• Dataset records:
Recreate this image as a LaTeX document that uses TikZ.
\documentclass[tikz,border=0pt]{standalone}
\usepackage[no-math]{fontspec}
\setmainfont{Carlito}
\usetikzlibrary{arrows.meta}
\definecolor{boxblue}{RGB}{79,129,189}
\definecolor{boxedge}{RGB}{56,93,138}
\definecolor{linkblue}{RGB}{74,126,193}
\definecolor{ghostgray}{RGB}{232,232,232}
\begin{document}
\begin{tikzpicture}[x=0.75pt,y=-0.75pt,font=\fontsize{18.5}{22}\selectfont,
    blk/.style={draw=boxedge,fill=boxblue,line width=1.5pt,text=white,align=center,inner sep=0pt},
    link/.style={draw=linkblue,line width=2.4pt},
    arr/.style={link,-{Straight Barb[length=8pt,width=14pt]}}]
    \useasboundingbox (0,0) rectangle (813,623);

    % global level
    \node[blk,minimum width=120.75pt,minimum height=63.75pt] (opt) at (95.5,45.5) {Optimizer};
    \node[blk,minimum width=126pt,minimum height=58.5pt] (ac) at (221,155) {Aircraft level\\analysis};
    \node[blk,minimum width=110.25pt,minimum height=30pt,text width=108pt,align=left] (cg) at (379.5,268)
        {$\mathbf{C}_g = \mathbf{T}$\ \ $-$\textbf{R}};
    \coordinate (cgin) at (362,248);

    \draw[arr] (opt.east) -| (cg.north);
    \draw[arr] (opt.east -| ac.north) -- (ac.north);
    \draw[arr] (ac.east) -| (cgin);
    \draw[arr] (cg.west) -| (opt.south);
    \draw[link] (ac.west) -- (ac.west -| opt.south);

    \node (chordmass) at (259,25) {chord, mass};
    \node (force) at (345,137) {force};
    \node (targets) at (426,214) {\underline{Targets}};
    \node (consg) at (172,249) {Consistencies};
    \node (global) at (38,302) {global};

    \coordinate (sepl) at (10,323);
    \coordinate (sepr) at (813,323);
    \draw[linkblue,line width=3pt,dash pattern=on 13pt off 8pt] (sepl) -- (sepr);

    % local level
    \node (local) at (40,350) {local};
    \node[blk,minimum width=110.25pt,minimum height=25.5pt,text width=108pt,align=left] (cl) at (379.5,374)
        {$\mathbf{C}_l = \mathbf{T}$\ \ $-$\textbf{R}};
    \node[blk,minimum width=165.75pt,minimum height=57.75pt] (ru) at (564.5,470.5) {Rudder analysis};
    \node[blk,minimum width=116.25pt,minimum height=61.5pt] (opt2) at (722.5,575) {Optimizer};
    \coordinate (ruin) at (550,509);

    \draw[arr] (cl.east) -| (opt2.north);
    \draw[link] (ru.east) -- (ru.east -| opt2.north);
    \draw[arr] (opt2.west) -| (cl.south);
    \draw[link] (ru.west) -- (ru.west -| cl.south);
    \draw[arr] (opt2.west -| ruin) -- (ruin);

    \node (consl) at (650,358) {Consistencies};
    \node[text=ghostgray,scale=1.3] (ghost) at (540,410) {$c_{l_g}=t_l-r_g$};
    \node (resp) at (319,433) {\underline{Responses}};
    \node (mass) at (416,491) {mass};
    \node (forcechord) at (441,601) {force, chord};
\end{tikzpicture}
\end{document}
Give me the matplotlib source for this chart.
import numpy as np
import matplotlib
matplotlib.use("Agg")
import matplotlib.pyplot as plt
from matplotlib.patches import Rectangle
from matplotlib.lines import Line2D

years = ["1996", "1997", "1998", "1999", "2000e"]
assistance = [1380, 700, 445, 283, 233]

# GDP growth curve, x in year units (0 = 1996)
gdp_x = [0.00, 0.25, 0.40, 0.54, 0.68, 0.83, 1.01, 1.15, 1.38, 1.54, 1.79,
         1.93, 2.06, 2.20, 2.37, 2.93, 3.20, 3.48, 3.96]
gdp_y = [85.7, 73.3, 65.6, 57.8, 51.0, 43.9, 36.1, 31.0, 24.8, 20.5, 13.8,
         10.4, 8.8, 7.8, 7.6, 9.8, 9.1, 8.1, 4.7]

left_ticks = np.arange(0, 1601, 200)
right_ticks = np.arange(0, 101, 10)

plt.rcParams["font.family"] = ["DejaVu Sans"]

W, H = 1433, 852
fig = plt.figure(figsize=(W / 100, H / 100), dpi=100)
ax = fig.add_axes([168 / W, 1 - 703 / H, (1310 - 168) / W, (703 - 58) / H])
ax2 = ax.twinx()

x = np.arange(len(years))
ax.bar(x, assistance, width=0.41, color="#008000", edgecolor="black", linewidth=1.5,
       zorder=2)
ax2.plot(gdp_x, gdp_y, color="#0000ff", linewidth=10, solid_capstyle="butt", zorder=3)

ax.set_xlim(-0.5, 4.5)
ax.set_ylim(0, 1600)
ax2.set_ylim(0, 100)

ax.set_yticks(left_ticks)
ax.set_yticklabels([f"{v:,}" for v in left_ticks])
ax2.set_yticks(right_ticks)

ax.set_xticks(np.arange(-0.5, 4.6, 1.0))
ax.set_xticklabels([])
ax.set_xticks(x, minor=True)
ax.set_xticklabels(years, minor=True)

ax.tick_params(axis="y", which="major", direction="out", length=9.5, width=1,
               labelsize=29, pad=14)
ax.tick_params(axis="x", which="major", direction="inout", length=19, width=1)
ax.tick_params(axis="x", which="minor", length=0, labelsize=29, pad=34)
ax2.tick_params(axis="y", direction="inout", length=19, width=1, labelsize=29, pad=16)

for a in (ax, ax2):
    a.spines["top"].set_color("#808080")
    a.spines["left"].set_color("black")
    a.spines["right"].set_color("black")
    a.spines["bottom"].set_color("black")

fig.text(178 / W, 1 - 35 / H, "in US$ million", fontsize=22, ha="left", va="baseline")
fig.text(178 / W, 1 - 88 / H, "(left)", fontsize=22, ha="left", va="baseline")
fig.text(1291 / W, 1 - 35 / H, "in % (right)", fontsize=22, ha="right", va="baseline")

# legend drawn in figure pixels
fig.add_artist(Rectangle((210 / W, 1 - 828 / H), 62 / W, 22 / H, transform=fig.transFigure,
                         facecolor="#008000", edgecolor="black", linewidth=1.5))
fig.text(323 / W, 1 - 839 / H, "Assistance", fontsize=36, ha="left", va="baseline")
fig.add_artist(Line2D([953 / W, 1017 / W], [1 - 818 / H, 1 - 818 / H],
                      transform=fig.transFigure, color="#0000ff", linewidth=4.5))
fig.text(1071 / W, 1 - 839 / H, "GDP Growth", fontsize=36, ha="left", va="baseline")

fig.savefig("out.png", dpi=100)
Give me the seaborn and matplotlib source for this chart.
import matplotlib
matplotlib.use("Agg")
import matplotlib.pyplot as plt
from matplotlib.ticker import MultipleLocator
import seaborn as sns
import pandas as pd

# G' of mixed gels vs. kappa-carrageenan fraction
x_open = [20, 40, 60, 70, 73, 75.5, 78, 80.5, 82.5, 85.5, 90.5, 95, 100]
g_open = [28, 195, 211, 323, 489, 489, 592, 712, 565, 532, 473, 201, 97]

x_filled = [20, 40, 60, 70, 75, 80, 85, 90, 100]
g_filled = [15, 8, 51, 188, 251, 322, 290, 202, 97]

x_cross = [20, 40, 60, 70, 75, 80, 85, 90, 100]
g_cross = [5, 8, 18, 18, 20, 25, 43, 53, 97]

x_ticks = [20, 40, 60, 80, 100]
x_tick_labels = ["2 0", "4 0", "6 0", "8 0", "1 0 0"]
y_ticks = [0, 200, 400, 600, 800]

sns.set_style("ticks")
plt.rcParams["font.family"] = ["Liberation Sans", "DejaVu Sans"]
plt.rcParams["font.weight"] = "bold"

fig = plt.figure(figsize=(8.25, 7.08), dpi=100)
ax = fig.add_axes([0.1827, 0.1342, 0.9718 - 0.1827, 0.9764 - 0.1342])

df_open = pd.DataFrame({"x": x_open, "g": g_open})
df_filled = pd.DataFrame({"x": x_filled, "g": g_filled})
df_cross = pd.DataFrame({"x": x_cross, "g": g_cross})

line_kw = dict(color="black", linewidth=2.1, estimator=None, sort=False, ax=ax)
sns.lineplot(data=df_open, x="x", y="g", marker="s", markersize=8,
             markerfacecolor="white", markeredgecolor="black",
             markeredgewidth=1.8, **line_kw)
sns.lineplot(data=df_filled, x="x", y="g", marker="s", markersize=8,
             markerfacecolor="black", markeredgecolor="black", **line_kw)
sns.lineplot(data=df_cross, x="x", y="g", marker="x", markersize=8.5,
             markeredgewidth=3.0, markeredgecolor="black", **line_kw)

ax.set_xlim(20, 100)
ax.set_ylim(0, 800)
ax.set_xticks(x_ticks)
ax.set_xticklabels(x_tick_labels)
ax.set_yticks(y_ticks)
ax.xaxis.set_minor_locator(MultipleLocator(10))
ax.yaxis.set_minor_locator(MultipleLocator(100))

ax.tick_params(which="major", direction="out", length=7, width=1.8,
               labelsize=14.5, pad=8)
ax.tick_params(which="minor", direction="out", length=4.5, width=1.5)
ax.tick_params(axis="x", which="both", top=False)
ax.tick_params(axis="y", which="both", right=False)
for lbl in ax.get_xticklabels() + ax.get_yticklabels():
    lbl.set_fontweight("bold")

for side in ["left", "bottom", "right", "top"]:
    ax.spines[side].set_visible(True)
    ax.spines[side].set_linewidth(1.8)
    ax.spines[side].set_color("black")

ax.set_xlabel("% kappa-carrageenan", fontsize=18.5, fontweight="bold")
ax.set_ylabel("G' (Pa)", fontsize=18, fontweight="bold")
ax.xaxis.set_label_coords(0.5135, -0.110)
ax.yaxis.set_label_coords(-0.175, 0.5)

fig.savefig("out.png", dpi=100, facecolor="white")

• Task directions: Please write out exactly the lines from the start of the data through the line that contains "(0,0) rectangle (813,623);", both ends included, and nothing else.

• Full solution:
Recreate this image as a LaTeX document that uses TikZ.
\documentclass[tikz,border=0pt]{standalone}
\usepackage[no-math]{fontspec}
\setmainfont{Carlito}
\usetikzlibrary{arrows.meta}
\definecolor{boxblue}{RGB}{79,129,189}
\definecolor{boxedge}{RGB}{56,93,138}
\definecolor{linkblue}{RGB}{74,126,193}
\definecolor{ghostgray}{RGB}{232,232,232}
\begin{document}
\begin{tikzpicture}[x=0.75pt,y=-0.75pt,font=\fontsize{18.5}{22}\selectfont,
    blk/.style={draw=boxedge,fill=boxblue,line width=1.5pt,text=white,align=center,inner sep=0pt},
    link/.style={draw=linkblue,line width=2.4pt},
    arr/.style={link,-{Straight Barb[length=8pt,width=14pt]}}]
    \useasboundingbox (0,0) rectangle (813,623);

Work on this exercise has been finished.